Hail damage can range from cosmetic issues to severe damage that requires immediate repair. As a homeowner, knowing how to identify hail damage can help prevent roofing issues caused by ignoring such kinds of damage. In today’s post, the new roof contractors at Meredith Home Improvements share a quick guide on identifying hail damage.
Hailstones are typically as dense as regular stones. The bigger they are, the greater the damage they can inflict. After a hailstorm passes, take a look at hailstones on the ground and note the average size. Document their sizes by taking photos of them beside a coin, ruler, or tape measure, in case you’d need to file an insurance claim.
Hailstones that are smaller than a quarter generally cause little damage to a rooftop, but it may cause splitting on roofs that are beyond their expected life span. Hailstones that are about the size of a walnut can cause some damage in the form of dents. If you find hailstones that are much bigger, make an appointment with your roof repairing professional.
The Types of Hail Damage
The following are some of the most common types of roofing hail damage:
Granule loss — Granules on asphalt shingles protect the asphalt layer from UV damage, in addition to providing color, as well as other features like algae resistance. Impact caused by hailstones can knock these granules from the roofing surface and may expose the asphalt layer underneath. Some of the granules end up in the gutters along with rainwater runoff.

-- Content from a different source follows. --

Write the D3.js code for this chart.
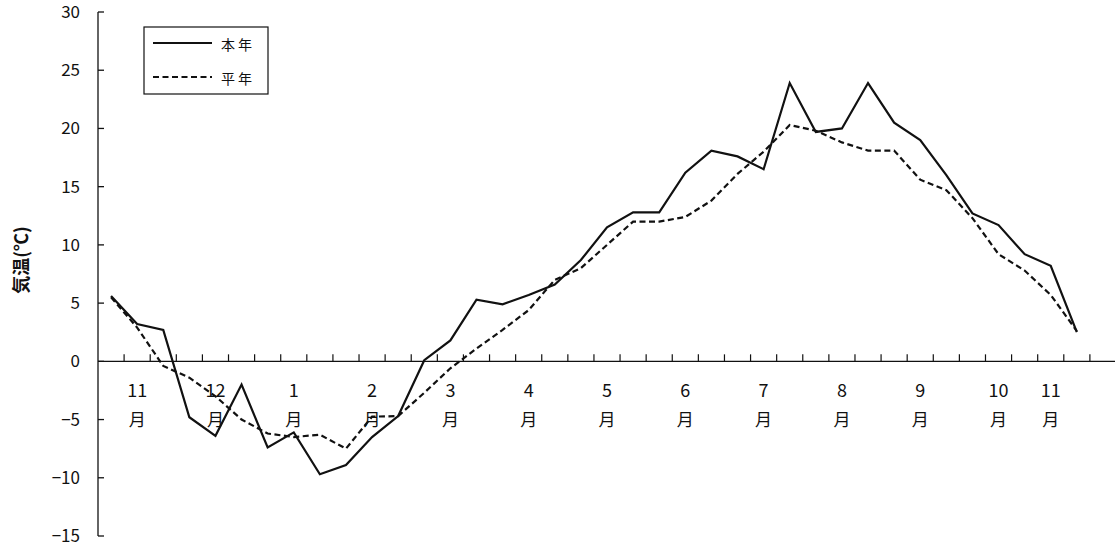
<!DOCTYPE html>
<html>
<head>
<meta charset="utf-8">
<script src="https://cdn.jsdelivr.net/npm/d3@7"></script>
<style>
  body { margin: 0; background: #fff; }
  svg { display: block; }
  text { font-family: "Noto Sans CJK JP", "Liberation Sans", sans-serif; fill: #111; }
</style>
</head>
<body>
<svg id="chart"></svg>
<script>
var width = 1115;
var height = 549;

// 10-day periods, Nov (first) to Nov (next year)
var thisYear = [5.6, 3.2, 2.7, -4.8, -6.4, -2.0, -7.4, -6.1, -9.7, -8.9,
                -6.5, -4.7, 0.1, 1.8, 5.3, 4.9, 5.7, 6.6, 8.7, 11.5,
                12.8, 12.8, 16.2, 18.1, 17.6, 16.5, 23.9, 19.7, 20.0, 23.9,
                20.5, 19.0, 16.0, 12.7, 11.7, 9.2, 8.2, 2.5];
var normalYear = [5.5, 2.9, -0.4, -1.4, -3.0, -5.0, -6.2, -6.5, -6.3, -7.5,
                  -4.75, -4.7, -2.7, -0.6, 1.1, 2.7, 4.4, 7.0, 8.0, 10.0,
                  12.0, 12.0, 12.4, 13.8, 16.1, 18.0, 20.3, 19.8, 18.8, 18.1,
                  18.1, 15.6, 14.7, 12.3, 9.2, 7.8, 5.7, 2.6];
var monthIndex = [1, 4, 7, 10, 13, 16, 19, 22, 25, 28, 31, 34, 36];
var monthLabels = ["11", "12", "1", "2", "3", "4", "5", "6", "7", "8", "9", "10", "11"];
var yTicks = [-15, -10, -5, 0, 5, 10, 15, 20, 25, 30];
var seriesNames = ["本年", "平年"];

var nBands = 39;
var x = d3.scaleBand().domain(d3.range(nBands)).range([98, 1116]).padding(0);
var y = d3.scaleLinear().domain([-15, 30]).range([536, 12]);

var svg = d3.select("#chart").attr("width", width).attr("height", height);

// y axis
var yAxis = svg.append("g").attr("transform", "translate(98,0)");
yAxis.append("line").attr("x1", 0).attr("x2", 0).attr("y1", y(30)).attr("y2", y(-15))
    .attr("stroke", "#111").attr("stroke-width", 1.3);
yAxis.selectAll("line.tick").data(yTicks).enter().append("line")
    .attr("class", "tick")
    .attr("x1", 0).attr("x2", 6)
    .attr("y1", function(d) { return y(d); })
    .attr("y2", function(d) { return y(d); })
    .attr("stroke", "#111").attr("stroke-width", 1.3);
yAxis.selectAll("text").data(yTicks).enter().append("text")
    .attr("x", -18)
    .attr("y", function(d) { return y(d); })
    .attr("dy", "0.35em")
    .attr("text-anchor", "end")
    .attr("font-size", 17)
    .text(function(d) { return d3.format("d")(d).replace("-", "\u2212"); });

svg.append("text")
    .attr("transform", "translate(28,260) rotate(-90)")
    .attr("text-anchor", "middle")
    .attr("font-size", 18)
    .attr("font-weight", "bold")
    .text("気温(℃)");

// x axis on zero line
var y0 = y(0);
svg.append("line").attr("x1", 98).attr("x2", 1116).attr("y1", y0).attr("y2", y0)
    .attr("stroke", "#111").attr("stroke-width", 1.3);
svg.append("g").selectAll("line").data(d3.range(1, nBands)).enter().append("line")
    .attr("x1", function(d) { return x(d); })
    .attr("x2", function(d) { return x(d); })
    .attr("y1", y0).attr("y2", y0 - 7)
    .attr("stroke", "#111").attr("stroke-width", 1.2);

var labels = svg.append("g").selectAll("g").data(monthIndex).enter().append("g")
    .attr("transform", function(d) { return "translate(" + (x(d) + x.bandwidth() / 2) + ",0)"; });
labels.append("text")
    .attr("y", 397).attr("text-anchor", "middle").attr("font-size", 18)
    .text(function(d, i) { return monthLabels[i]; });
labels.append("text")
    .attr("y", 426).attr("text-anchor", "middle").attr("font-size", 17)
    .text("月");

// lines
var line = d3.line()
    .x(function(d, i) { return x(i) + x.bandwidth() / 2; })
    .y(function(d) { return y(d); });

svg.append("path").datum(normalYear)
    .attr("d", line)
    .attr("fill", "none").attr("stroke", "#111").attr("stroke-width", 2.2)
    .attr("stroke-dasharray", "6,3.5");

svg.append("path").datum(thisYear)
    .attr("d", line)
    .attr("fill", "none").attr("stroke", "#111").attr("stroke-width", 2.2);

// legend
var legend = svg.append("g");
legend.append("rect").attr("x", 144).attr("y", 27).attr("width", 124).attr("height", 67)
    .attr("fill", "#fff").attr("stroke", "#111").attr("stroke-width", 1.2);
var items = legend.selectAll("g").data(seriesNames).enter().append("g")
    .attr("transform", function(d, i) { return "translate(0," + (43 + i * 34) + ")"; });
items.append("line").attr("x1", 153).attr("x2", 212).attr("y1", 0).attr("y2", 0)
    .attr("stroke", "#111").attr("stroke-width", 2.2)
    .attr("stroke-dasharray", function(d, i) { return i === 1 ? "6,3.5" : null; });
items.append("text").attr("x", 221).attr("y", 2).attr("dy", "0.35em")
    .attr("font-size", 14).attr("letter-spacing", 3)
    .text(function(d) { return d; });
</script>
</body>
</html>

Cracking or splitting — Severe impact caused by large hailstones can cause the shingles to crack, where shingles remain whole, or split, where shingles get torn off the roof. In either case, this can leave the roofing underlayment vulnerable to water infiltration the next time it rains.
Dents or punctures — Sometimes insurance adjusters misidentify hail damage and write them down as roof blisters, which is why you need a roofing contractor on site after a hailstorm. This is because dents caused by hail damage are typically covered by insurance; roof blisters are not. On metal roofing systems, hailstone impact can result in punctures that may lead to leaks.